§ **Stated problem**
Exactly the lines from the one with "Recreate this image" through the one with "dose_high = [7.92, 7.79, 7.66]", inclusive, are to be repeated, and the pictures are not.

§ **Records to process**
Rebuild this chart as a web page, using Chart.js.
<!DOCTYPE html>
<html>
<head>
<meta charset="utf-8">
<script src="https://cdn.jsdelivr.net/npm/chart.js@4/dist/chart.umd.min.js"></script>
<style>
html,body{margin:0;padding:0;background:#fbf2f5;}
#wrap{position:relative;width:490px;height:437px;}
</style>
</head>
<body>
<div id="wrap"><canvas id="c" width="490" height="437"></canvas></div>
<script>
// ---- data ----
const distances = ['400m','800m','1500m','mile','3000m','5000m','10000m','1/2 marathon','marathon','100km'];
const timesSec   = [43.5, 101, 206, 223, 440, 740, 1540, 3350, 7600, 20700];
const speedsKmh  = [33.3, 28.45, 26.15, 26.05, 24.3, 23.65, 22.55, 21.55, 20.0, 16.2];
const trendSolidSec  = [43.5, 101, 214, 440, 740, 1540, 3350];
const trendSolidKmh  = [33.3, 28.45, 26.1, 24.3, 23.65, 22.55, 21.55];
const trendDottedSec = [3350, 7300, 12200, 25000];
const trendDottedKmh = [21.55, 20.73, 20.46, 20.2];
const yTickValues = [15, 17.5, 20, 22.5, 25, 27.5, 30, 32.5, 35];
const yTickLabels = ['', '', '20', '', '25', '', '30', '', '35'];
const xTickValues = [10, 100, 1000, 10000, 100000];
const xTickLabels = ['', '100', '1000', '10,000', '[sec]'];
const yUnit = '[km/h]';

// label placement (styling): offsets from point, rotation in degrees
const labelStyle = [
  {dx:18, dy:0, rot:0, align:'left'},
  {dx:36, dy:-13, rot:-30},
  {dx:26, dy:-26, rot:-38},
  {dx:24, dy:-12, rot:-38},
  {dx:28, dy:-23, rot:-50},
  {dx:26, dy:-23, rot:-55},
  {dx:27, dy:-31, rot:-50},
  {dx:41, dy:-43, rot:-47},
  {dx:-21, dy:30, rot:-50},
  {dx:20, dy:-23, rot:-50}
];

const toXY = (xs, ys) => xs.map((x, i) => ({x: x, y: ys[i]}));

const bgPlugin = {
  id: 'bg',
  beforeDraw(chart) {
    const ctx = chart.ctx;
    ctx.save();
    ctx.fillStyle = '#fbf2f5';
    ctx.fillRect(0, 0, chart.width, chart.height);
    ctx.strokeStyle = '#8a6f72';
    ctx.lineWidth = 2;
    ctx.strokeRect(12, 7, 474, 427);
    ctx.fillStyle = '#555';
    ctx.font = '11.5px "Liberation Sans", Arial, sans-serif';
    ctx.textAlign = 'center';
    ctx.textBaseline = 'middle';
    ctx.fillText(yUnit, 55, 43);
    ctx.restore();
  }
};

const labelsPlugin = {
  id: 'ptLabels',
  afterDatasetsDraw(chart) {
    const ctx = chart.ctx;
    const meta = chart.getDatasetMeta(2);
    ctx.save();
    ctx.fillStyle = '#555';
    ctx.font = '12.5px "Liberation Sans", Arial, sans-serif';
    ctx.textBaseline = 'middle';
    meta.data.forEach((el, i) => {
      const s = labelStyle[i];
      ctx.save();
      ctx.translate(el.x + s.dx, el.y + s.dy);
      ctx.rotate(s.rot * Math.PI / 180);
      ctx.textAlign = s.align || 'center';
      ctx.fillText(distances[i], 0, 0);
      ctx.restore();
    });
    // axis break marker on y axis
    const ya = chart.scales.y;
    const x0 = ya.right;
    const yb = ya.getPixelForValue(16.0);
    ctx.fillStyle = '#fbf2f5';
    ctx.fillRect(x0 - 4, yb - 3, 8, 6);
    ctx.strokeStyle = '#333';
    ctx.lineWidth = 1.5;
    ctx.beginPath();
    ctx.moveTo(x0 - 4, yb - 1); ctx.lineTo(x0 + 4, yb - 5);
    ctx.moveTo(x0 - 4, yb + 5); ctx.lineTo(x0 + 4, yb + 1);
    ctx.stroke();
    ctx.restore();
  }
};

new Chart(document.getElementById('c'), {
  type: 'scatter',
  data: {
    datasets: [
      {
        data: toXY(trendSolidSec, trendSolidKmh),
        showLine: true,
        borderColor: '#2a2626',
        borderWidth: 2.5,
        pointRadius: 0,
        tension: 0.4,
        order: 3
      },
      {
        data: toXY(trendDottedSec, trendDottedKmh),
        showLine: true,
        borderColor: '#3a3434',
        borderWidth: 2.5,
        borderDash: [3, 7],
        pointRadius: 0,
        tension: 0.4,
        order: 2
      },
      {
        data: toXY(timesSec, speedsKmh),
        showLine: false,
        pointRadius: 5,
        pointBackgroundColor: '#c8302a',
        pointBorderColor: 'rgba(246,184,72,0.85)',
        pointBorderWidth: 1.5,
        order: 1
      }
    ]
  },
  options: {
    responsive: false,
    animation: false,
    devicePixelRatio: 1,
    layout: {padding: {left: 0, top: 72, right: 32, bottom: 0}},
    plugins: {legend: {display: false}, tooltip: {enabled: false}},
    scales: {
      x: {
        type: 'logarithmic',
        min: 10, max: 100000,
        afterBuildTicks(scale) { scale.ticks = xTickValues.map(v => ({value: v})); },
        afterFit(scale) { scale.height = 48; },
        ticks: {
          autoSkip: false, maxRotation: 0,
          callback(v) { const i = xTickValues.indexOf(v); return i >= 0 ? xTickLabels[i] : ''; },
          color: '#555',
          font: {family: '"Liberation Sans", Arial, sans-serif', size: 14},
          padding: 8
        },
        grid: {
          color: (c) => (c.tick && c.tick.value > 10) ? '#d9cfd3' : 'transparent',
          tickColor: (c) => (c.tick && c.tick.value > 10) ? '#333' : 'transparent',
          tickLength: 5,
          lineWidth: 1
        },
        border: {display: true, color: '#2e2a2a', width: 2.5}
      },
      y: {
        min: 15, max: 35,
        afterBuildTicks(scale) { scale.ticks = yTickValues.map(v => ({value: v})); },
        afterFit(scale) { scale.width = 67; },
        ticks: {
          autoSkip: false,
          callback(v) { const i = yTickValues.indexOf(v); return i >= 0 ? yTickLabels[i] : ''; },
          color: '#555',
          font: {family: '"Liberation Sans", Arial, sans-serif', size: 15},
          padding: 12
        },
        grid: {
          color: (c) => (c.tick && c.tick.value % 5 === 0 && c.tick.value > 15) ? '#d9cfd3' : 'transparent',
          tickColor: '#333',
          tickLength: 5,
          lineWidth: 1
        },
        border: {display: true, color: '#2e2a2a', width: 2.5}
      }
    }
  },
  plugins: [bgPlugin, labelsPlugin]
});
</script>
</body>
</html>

* * *

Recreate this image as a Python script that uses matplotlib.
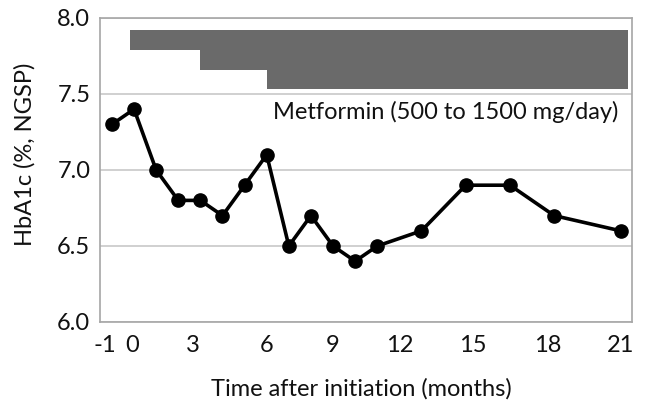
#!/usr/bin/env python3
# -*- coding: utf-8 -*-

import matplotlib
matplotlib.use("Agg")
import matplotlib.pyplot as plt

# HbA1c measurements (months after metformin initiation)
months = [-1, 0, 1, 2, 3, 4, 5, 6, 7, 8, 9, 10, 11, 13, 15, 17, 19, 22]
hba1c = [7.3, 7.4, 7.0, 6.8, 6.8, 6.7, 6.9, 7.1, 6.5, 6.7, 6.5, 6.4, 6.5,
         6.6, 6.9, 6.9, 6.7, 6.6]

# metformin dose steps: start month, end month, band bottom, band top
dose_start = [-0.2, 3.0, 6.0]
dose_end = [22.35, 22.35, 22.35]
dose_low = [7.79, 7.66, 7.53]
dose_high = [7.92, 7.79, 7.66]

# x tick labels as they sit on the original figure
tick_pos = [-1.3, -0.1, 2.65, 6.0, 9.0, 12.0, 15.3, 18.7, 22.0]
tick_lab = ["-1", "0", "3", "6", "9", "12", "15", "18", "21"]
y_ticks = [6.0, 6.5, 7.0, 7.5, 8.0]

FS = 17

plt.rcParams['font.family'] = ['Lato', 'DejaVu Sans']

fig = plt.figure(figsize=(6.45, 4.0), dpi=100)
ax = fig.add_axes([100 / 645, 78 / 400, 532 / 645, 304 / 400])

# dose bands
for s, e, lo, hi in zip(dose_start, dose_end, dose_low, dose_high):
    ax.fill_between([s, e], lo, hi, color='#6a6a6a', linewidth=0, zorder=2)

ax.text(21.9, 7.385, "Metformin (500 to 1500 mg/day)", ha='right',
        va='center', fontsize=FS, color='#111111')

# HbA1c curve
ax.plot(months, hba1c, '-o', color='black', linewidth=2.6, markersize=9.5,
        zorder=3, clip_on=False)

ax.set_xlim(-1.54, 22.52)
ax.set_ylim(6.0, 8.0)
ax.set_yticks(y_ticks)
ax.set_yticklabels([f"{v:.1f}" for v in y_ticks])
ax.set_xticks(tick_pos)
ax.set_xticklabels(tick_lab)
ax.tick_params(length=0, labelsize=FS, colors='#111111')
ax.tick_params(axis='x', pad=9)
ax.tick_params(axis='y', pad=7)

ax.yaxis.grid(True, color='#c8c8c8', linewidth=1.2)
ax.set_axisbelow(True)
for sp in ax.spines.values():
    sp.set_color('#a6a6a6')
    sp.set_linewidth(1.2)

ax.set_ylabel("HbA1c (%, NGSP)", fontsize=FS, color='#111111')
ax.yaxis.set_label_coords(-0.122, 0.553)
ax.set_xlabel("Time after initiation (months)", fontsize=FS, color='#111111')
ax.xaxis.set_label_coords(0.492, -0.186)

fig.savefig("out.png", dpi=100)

...

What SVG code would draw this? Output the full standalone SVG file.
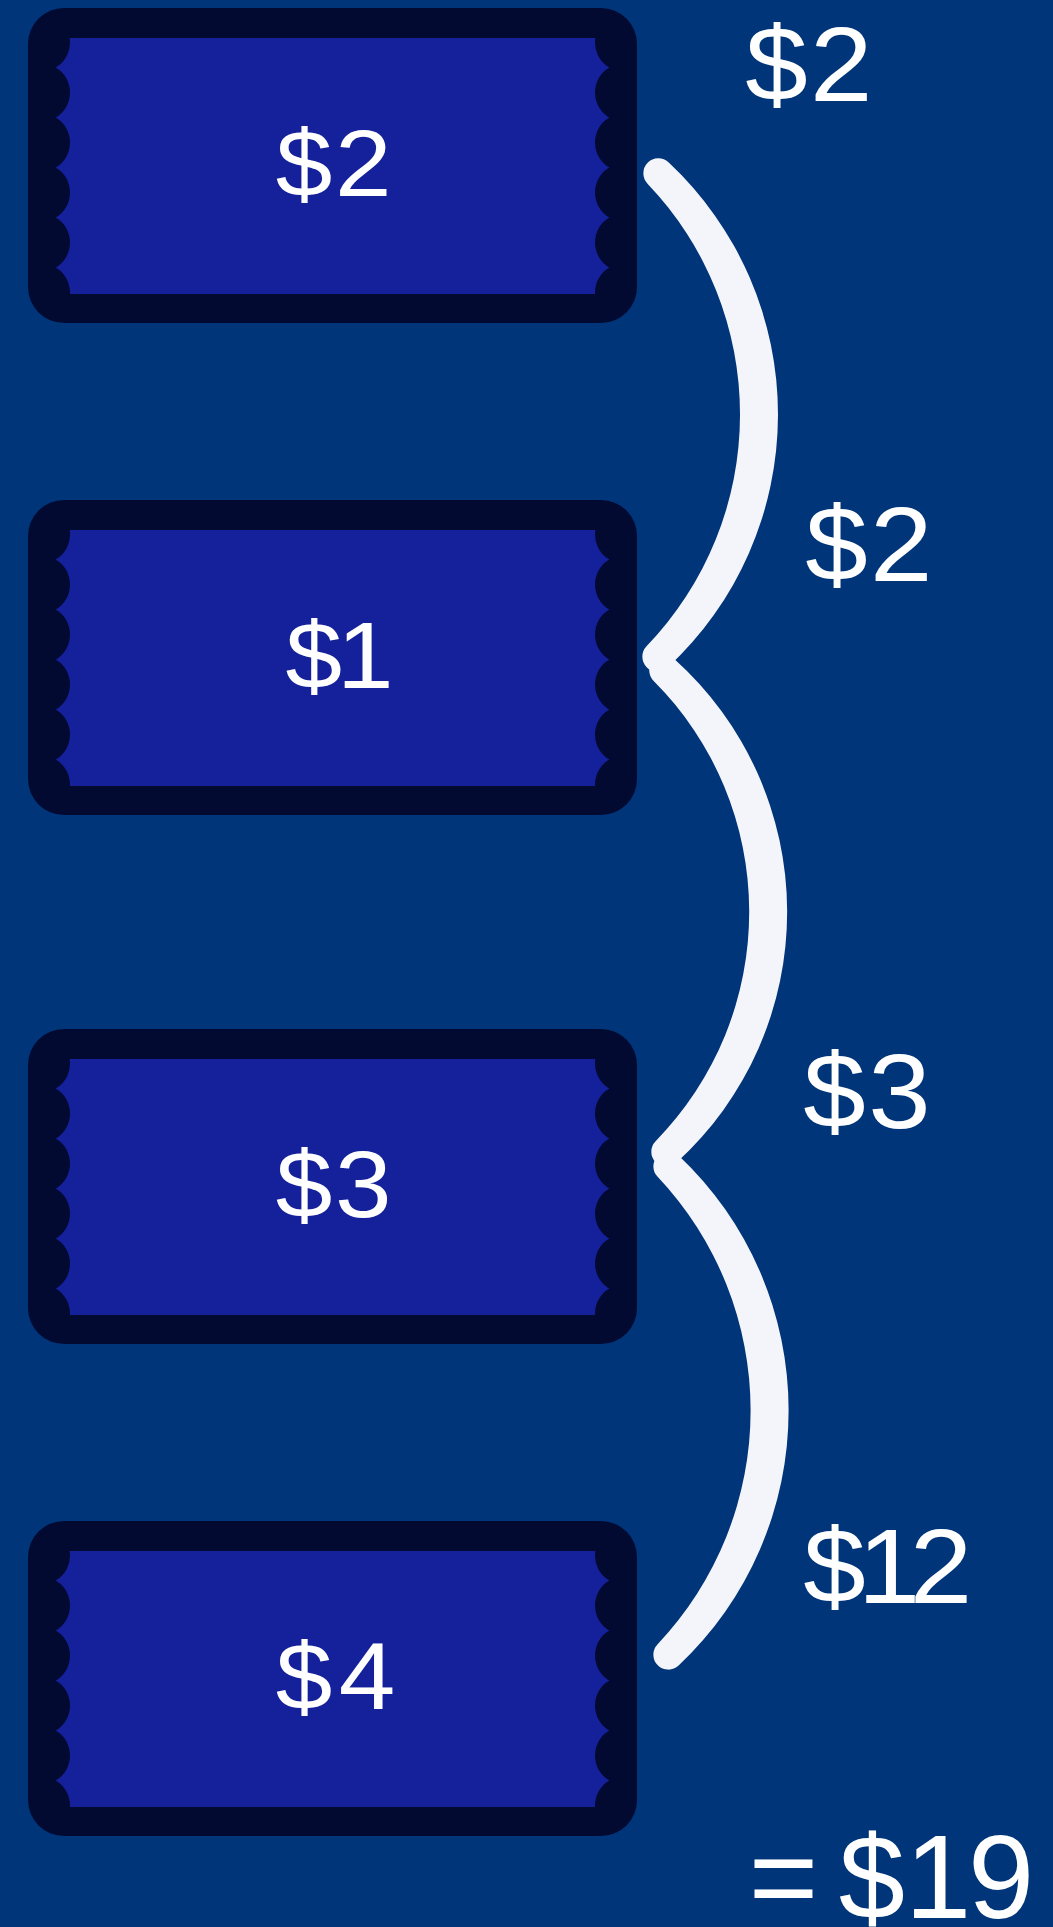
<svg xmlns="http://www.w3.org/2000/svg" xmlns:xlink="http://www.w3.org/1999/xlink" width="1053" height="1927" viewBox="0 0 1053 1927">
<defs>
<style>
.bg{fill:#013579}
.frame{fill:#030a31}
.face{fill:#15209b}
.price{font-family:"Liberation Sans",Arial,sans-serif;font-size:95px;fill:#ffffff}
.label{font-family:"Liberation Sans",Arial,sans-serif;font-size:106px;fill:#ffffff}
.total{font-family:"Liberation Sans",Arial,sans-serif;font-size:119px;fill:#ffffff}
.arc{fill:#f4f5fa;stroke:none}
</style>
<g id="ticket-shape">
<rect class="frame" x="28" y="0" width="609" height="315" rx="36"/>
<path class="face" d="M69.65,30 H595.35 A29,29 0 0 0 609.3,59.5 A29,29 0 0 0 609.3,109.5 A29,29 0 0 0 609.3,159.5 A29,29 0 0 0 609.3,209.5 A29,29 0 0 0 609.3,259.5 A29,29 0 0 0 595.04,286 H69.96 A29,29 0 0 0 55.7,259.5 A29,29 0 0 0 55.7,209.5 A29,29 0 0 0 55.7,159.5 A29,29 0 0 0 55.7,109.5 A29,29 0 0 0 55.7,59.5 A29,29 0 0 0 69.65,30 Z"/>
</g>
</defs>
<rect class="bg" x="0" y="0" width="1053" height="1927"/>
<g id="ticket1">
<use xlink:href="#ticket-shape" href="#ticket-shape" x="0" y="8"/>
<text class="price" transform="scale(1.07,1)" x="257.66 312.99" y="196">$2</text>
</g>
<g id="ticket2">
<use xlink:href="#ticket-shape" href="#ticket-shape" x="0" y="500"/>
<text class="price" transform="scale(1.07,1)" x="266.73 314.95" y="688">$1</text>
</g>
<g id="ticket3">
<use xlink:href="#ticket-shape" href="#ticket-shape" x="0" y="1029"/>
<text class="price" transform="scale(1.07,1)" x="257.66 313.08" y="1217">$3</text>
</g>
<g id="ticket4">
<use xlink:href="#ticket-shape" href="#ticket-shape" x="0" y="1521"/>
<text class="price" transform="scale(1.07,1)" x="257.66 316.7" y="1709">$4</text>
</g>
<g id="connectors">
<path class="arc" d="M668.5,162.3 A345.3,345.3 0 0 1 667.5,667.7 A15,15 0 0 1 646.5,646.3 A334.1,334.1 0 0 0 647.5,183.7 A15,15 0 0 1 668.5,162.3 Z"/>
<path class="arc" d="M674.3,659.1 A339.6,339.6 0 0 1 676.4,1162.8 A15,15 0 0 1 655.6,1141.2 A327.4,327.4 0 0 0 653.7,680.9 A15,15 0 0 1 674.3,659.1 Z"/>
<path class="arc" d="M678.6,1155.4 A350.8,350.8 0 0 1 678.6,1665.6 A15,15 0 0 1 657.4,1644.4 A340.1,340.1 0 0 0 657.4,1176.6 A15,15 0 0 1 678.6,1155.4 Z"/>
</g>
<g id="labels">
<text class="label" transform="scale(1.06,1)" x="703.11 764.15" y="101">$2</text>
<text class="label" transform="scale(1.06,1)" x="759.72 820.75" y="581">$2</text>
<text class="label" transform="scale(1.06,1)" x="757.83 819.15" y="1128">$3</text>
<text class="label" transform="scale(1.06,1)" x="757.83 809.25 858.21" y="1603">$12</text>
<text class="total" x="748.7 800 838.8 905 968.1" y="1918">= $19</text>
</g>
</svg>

§ **Answer to the problem**
Recreate this image as a Python script that uses matplotlib.
#!/usr/bin/env python3
# -*- coding: utf-8 -*-

import matplotlib
matplotlib.use("Agg")
import matplotlib.pyplot as plt

# HbA1c measurements (months after metformin initiation)
months = [-1, 0, 1, 2, 3, 4, 5, 6, 7, 8, 9, 10, 11, 13, 15, 17, 19, 22]
hba1c = [7.3, 7.4, 7.0, 6.8, 6.8, 6.7, 6.9, 7.1, 6.5, 6.7, 6.5, 6.4, 6.5,
         6.6, 6.9, 6.9, 6.7, 6.6]

# metformin dose steps: start month, end month, band bottom, band top
dose_start = [-0.2, 3.0, 6.0]
dose_end = [22.35, 22.35, 22.35]
dose_low = [7.79, 7.66, 7.53]
dose_high = [7.92, 7.79, 7.66]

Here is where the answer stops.